— WORK TO DO —
Omit all images. Transcribe the rest of the material below exactly.
___ INFORMATION SUPPLIED
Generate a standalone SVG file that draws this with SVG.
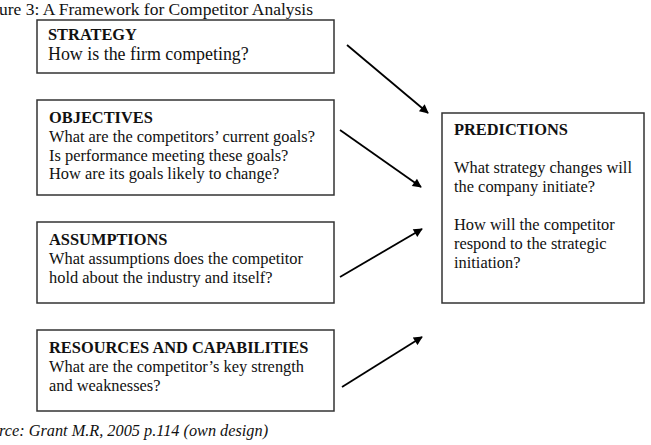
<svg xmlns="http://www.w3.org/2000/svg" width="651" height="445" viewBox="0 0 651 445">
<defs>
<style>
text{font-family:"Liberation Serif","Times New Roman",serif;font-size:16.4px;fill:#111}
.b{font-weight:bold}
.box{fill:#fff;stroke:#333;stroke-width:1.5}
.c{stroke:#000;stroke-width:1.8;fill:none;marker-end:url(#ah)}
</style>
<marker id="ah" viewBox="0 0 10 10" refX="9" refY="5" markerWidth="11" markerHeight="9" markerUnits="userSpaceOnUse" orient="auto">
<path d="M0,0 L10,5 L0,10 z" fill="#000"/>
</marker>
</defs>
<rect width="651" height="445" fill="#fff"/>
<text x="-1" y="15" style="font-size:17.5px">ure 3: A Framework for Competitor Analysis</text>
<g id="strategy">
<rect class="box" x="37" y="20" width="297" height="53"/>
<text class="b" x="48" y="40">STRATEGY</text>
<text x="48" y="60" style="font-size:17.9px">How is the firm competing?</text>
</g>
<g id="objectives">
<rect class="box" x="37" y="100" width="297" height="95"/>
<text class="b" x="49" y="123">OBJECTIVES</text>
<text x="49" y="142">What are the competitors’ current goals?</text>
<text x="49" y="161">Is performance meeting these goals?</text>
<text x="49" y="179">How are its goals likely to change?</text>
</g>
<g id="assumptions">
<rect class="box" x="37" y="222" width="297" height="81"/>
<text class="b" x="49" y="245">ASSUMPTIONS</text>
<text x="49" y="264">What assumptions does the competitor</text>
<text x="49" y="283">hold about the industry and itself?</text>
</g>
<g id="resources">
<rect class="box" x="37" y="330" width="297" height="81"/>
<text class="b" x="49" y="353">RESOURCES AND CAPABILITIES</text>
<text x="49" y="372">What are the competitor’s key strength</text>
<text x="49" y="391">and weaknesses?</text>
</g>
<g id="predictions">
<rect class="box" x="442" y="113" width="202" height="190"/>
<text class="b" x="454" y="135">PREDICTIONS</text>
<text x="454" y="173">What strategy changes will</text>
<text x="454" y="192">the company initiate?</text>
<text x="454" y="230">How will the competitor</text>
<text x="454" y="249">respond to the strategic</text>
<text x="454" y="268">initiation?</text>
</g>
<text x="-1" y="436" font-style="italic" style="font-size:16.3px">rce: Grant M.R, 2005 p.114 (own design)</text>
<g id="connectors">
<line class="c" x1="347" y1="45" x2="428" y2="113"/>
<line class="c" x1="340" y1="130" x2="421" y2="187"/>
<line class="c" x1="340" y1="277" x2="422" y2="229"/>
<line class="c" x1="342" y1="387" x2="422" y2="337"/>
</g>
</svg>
______
— SOLUTION TO THE EXERCISE —
Generate a standalone SVG file that draws this with SVG.
<svg xmlns="http://www.w3.org/2000/svg" width="651" height="445" viewBox="0 0 651 445">
<defs>
<style>
text{font-family:"Liberation Serif","Times New Roman",serif;font-size:16.4px;fill:#111}
.b{font-weight:bold}
.box{fill:#fff;stroke:#333;stroke-width:1.5}
.c{stroke:#000;stroke-width:1.8;fill:none;marker-end:url(#ah)}
</style>
<marker id="ah" viewBox="0 0 10 10" refX="9" refY="5" markerWidth="11" markerHeight="9" markerUnits="userSpaceOnUse" orient="auto">
<path d="M0,0 L10,5 L0,10 z" fill="#000"/>
</marker>
</defs>
<rect width="651" height="445" fill="#fff"/>
<text x="-1" y="15" style="font-size:17.5px">ure 3: A Framework for Competitor Analysis</text>
<g id="strategy">
<rect class="box" x="37" y="20" width="297" height="53"/>
<text class="b" x="48" y="40">STRATEGY</text>
<text x="48" y="60" style="font-size:17.9px">How is the firm competing?</text>
</g>
<g id="objectives">
<rect class="box" x="37" y="100" width="297" height="95"/>
<text class="b" x="49" y="123">OBJECTIVES</text>
<text x="49" y="142">What are the competitors’ current goals?</text>
<text x="49" y="161">Is performance meeting these goals?</text>
<text x="49" y="179">How are its goals likely to change?</text>
</g>
<g id="assumptions">
<rect class="box" x="37" y="222" width="297" height="81"/>
<text class="b" x="49" y="245">ASSUMPTIONS</text>
<text x="49" y="264">What assumptions does the competitor</text>
<text x="49" y="283">hold about the industry and itself?</text>
</g>
<g id="resources">
<rect class="box" x="37" y="330" width="297" height="81"/>
<text class="b" x="49" y="353">RESOURCES AND CAPABILITIES</text>
<text x="49" y="372">What are the competitor’s key strength</text>
<text x="49" y="391">and weaknesses?</text>
</g>
<g id="predictions">
<rect class="box" x="442" y="113" width="202" height="190"/>
<text class="b" x="454" y="135">PREDICTIONS</text>
<text x="454" y="173">What strategy changes will</text>
<text x="454" y="192">the company initiate?</text>
<text x="454" y="230">How will the competitor</text>
<text x="454" y="249">respond to the strategic</text>
<text x="454" y="268">initiation?</text>
</g>
<text x="-1" y="436" font-style="italic" style="font-size:16.3px">rce: Grant M.R, 2005 p.114 (own design)</text>
<g id="connectors">
<line class="c" x1="347" y1="45" x2="428" y2="113"/>
<line class="c" x1="340" y1="130" x2="421" y2="187"/>
<line class="c" x1="340" y1="277" x2="422" y2="229"/>
<line class="c" x1="342" y1="387" x2="422" y2="337"/>
</g>
</svg>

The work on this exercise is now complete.